Upon the release of Governor Evers’ 2023-25 biennial budget plan, the Wisconsin Association of Family & Children’s Agencies (WAFCA) expressed support for proposals to grow Wisconsin’s commitment to stronger services and supports across our systems of care that impact children and families. “This budget is an opportunity to say “yes” to a both/and strategy for tackling the issues before us,” stated WAFCA Executive Director, Kathy Markeland. “It’s important to set priorities and sustain our commitment to effective, efficient services and we also need to use this moment to pivot our investments toward the kind of prevention and early intervention supports that will deliver long-term dividends for Wisconsin.”

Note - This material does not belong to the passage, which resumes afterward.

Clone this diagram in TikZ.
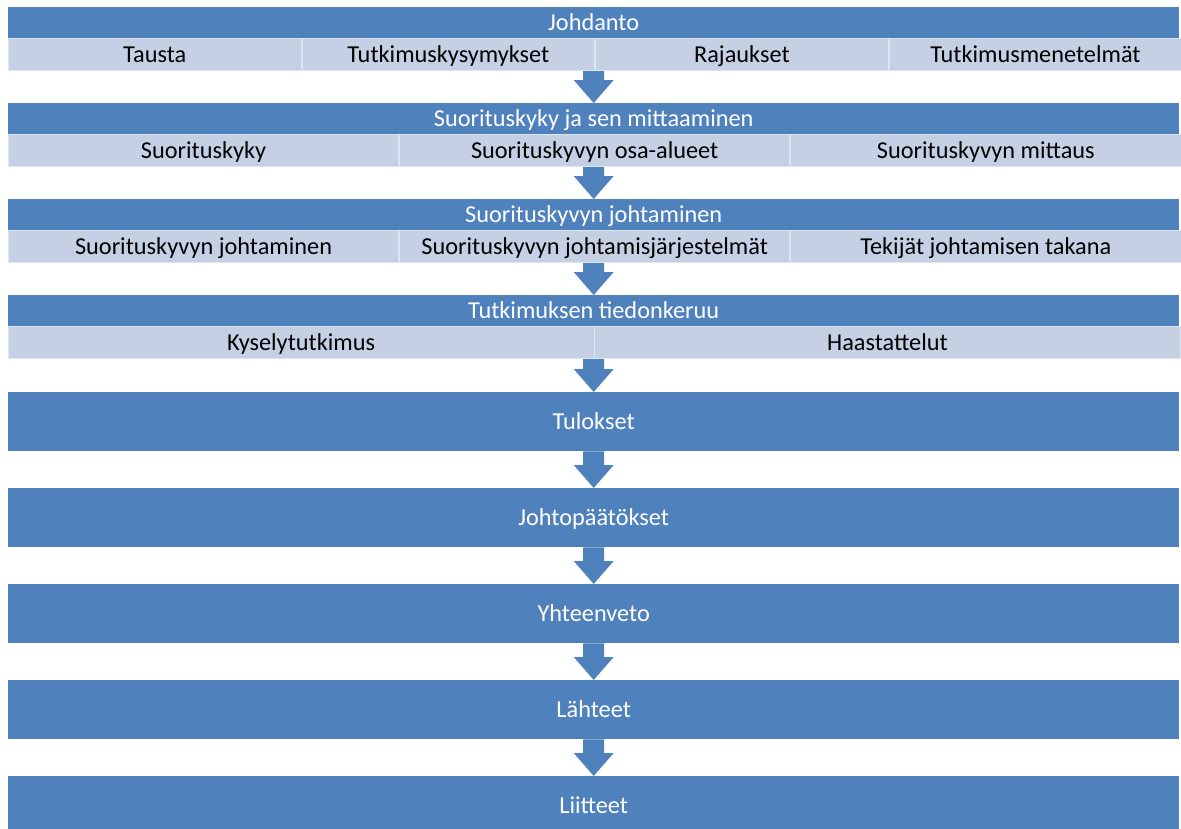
\documentclass[tikz,border=0pt]{standalone}
\usepackage{fontspec}
\setmainfont{Carlito}
\usetikzlibrary{positioning,calc}

\definecolor{hdrblue}{RGB}{79,129,189}
\definecolor{cellblue}{RGB}{197,208,228}

\tikzset{
  boxtext/.style={font=\fontsize{24.3}{29}\selectfont, text height=15.6pt, text depth=0pt},
  hdr/.style={boxtext, fill=hdrblue, text=white, inner sep=0pt, minimum width=1171pt, minimum height=31pt, anchor=north west},
  cell/.style={boxtext, fill=cellblue, draw=white!45!cellblue, line width=0.8pt, text=black, inner sep=0pt, minimum height=32pt},
  cellfour/.style={cell, minimum width=292.75pt},
  cellthree/.style={cell, minimum width=390.33pt},
  celltwo/.style={cell, minimum width=585.5pt},
  bigbox/.style={boxtext, fill=hdrblue, text=white, inner sep=0pt, minimum width=1171pt, minimum height=59pt, anchor=north west}
}

% block arrow from a point down to the top of a node
\newcommand{\flowarrow}[2]{%
  \fill[hdrblue] ($(#1)+(-10.5,0)$) -- ($(#2.north)+(-10.5,-23)$) -- ($(#2.north)+(-20,-23)$)
    -- (#2.north) -- ($(#2.north)+(20,-23)$) -- ($(#2.north)+(10.5,-23)$) -- ($(#1)+(10.5,0)$) -- cycle;}

\begin{document}
\begin{tikzpicture}[x=1pt,y=-1pt]
  \useasboundingbox (0,0) rectangle (1181,828);

  % Johdanto
  \node[hdr] (johdanto) at (8,7) {Johdanto};
  \node[cellfour, anchor=north west] (tausta) at (johdanto.south west) {Tausta};
  \node[cellfour, right=0pt of tausta] (kysymykset) {Tutkimuskysymykset};
  \node[cellfour, right=0pt of kysymykset] (rajaukset) {Rajaukset};
  \node[cellfour, right=0pt of rajaukset] (menetelmat) {Tutkimusmenetelmät};

  % Suorituskyky ja sen mittaaminen
  \node[hdr] (mittaaminen) at (8,103) {Suorituskyky ja sen mittaaminen};
  \node[cellthree, anchor=north west] (suorituskyky) at (mittaaminen.south west) {Suorituskyky};
  \node[cellthree, right=0pt of suorituskyky] (osaalueet) {Suorituskyvyn osa-alueet};
  \node[cellthree, right=0pt of osaalueet] (mittaus) {Suorituskyvyn mittaus};

  % Suorituskyvyn johtaminen
  \node[hdr] (johtaminen) at (8,199) {Suorituskyvyn johtaminen};
  \node[cellthree, anchor=north west] (johtsub) at (johtaminen.south west) {Suorituskyvyn johtaminen};
  \node[cellthree, right=0pt of johtsub] (jarjestelmat) {Suorituskyvyn johtamisjärjestelmät};
  \node[cellthree, right=0pt of jarjestelmat] (tekijat) {Tekijät johtamisen takana};

  % Tutkimuksen tiedonkeruu
  \node[hdr] (tiedonkeruu) at (8,295) {Tutkimuksen tiedonkeruu};
  \node[celltwo, anchor=north west] (kysely) at (tiedonkeruu.south west) {Kyselytutkimus};
  \node[celltwo, right=0pt of kysely] (haastattelut) {Haastattelut};

  % Loput luvut
  \node[bigbox] (tulokset) at (8,392) {Tulokset};
  \node[bigbox] (johtopaatokset) at (8,488) {Johtopäätökset};
  \node[bigbox] (yhteenveto) at (8,584) {Yhteenveto};
  \node[bigbox] (lahteet) at (8,680) {Lähteet};
  \node[bigbox] (liitteet) at (8,776) {Liitteet};

  % Nuolet
  \coordinate (out1) at (johdanto.center |- tausta.south);
  \coordinate (out2) at (mittaaminen.center |- osaalueet.south);
  \coordinate (out3) at (johtaminen.center |- jarjestelmat.south);
  \coordinate (out4) at (tiedonkeruu.center |- kysely.south);
  \flowarrow{out1}{mittaaminen}
  \flowarrow{out2}{johtaminen}
  \flowarrow{out3}{tiedonkeruu}
  \flowarrow{out4}{tulokset}
  \flowarrow{tulokset.south}{johtopaatokset}
  \flowarrow{johtopaatokset.south}{yhteenveto}
  \flowarrow{yhteenveto.south}{lahteet}
  \flowarrow{lahteet.south}{liitteet}
\end{tikzpicture}
\end{document}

In addition to emphasizing the value of investment in basic needs such as workforce housing, high quality childcare, EITC and extension of Medicaid postpartum coverage, WAFCA highlighted the ways in which the current budget surplus presents an opportunity to strengthen the state’s commitment to more equitably funding the continuum of supports for Wisconsin’s families including:

  • Continuing to expand preventative services: Research has shown that as states increase their investment in economic supports for families, child welfare system referrals are reduced. Wisconsin can go further, faster in supporting our families by committing sustainable funding to evidence-based programs like family resources centers, home visiting services and school-based mental health initiatives that improve community connectedness and normalize help-seeking for our students and their families.
  • Focusing on our children with complex needs: We lack sufficient provider capacity in our continuum of care for families – from mentors to peer specialists to therapists to foster care to respite and residential services – we simply don’t have the workforce, nor efficient and sufficient funding streams to help our families access the right service at the right time. Proposed funding for kin and foster care, youth crisis stabilization, intensive family preservation, residential treatment programs, and full funding for Medicaid crisis and community support program services will help to realign resources to ensure that individuals, parents and children can access support where they live, whether in a rural or urban community.
  • Growing a future workforce to support mental health and wellbeing: The current mental health crisis is also an opportunity to expand career pathways for a wider array of caregivers and helping professions and to recognize their critical contribution to the wellbeing of our children and families. This includes expanding Medicaid reimbursement for peer specialists, increasing support for qualified treatment trainees, and delivering sustainable Medicaid payment rates for our human services sector that primarily provides critical mental health and substance use treatment services to our Medicaid eligible populations.

The current state budget is an opportunity to recommit to fair financing of the vital supports provided through counties and our schools. It is also a chance to fund the pivot to more preventative, cost-effective services. Doing so will help our behavioral health, child welfare and human services sector more rapidly respond to the demand for community-based, in-home services while sustaining capacity for more intensive services, like residential treatment.

“WAFCA members stand at the intersection of the public/private partnership, and daily demonstrate the capacity of our mission-driven human services organizations – powered by our compassionate workforce to directly impact the health and well-being of our communities. We look forward to productive dialogue with policy makers in coming months as we seek to build on our common values and shared commitment to healthier, stronger families.”